The exercise:
Drop every picture. Then return, exactly, the lines from the beginning of the listing below through the one containing "import matplotlib.pyplot as plt".

Recorded data:
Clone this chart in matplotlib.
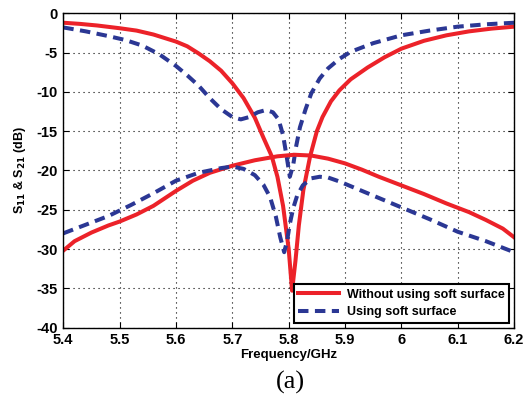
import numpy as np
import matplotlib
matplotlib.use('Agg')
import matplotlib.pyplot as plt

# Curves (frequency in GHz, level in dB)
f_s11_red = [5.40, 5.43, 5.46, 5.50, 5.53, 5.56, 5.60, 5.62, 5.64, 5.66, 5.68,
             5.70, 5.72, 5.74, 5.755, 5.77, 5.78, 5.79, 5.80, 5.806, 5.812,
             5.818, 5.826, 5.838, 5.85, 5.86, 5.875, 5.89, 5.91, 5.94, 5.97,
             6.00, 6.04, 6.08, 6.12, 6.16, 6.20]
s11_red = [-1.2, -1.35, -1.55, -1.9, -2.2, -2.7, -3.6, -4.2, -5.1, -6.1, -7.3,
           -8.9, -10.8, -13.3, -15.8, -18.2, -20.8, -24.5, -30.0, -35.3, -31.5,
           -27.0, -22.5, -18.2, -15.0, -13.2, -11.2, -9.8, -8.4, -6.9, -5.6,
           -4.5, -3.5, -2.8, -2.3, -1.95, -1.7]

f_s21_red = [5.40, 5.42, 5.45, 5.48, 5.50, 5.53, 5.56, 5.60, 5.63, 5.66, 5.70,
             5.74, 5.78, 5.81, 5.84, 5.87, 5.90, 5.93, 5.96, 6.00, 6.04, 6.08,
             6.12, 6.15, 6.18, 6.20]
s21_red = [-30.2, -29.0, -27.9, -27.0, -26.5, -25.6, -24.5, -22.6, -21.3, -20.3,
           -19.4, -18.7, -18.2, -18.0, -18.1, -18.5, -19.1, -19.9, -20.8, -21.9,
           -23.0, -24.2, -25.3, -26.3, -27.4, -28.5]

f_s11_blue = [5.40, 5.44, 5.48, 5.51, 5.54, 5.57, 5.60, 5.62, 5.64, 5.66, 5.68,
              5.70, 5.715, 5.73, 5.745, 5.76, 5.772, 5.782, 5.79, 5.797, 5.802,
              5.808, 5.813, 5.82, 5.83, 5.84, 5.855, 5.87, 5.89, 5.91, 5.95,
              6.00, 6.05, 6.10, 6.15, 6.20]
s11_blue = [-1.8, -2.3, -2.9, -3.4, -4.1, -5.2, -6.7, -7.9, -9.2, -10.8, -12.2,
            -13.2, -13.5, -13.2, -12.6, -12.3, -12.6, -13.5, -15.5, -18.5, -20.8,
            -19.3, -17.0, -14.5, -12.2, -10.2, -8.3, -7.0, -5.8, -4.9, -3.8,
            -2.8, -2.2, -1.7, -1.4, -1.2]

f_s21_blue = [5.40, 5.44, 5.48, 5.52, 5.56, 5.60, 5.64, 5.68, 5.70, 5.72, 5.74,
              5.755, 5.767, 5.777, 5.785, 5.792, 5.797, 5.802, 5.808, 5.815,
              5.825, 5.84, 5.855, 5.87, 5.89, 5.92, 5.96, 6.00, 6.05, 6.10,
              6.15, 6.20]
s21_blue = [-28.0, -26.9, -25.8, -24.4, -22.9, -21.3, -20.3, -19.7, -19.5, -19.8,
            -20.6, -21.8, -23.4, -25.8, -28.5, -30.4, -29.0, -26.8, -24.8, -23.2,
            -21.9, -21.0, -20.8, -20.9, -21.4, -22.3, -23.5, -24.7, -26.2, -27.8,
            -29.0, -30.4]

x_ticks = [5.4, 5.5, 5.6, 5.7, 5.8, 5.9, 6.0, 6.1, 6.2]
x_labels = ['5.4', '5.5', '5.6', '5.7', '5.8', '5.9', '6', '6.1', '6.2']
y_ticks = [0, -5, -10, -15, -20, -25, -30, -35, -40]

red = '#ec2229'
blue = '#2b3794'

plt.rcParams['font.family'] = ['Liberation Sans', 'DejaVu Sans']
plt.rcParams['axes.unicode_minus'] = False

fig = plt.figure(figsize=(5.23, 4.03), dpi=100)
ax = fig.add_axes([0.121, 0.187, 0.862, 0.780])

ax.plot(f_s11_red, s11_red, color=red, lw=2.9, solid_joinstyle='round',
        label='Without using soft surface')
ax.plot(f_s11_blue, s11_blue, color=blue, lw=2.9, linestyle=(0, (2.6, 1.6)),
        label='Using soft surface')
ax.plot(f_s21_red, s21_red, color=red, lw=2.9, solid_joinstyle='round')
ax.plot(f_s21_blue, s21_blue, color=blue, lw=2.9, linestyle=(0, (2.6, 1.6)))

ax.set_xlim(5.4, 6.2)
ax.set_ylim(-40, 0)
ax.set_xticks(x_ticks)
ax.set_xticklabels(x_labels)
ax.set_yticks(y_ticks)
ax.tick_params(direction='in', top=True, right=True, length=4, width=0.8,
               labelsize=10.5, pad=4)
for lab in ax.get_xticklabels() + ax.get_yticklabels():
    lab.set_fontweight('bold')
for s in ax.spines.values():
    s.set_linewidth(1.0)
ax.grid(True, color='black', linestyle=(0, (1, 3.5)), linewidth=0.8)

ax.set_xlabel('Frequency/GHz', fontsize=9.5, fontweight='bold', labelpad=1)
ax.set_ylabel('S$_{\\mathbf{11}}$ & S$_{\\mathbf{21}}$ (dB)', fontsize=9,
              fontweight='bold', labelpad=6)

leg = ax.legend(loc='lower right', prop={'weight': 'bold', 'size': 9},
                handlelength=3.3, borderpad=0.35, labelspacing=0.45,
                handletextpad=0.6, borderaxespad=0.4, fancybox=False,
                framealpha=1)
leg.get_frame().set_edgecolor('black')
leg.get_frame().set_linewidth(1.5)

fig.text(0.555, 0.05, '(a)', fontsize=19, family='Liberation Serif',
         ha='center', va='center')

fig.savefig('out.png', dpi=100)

Exercise output:
Clone this chart in matplotlib.
import numpy as np
import matplotlib
matplotlib.use('Agg')
import matplotlib.pyplot as plt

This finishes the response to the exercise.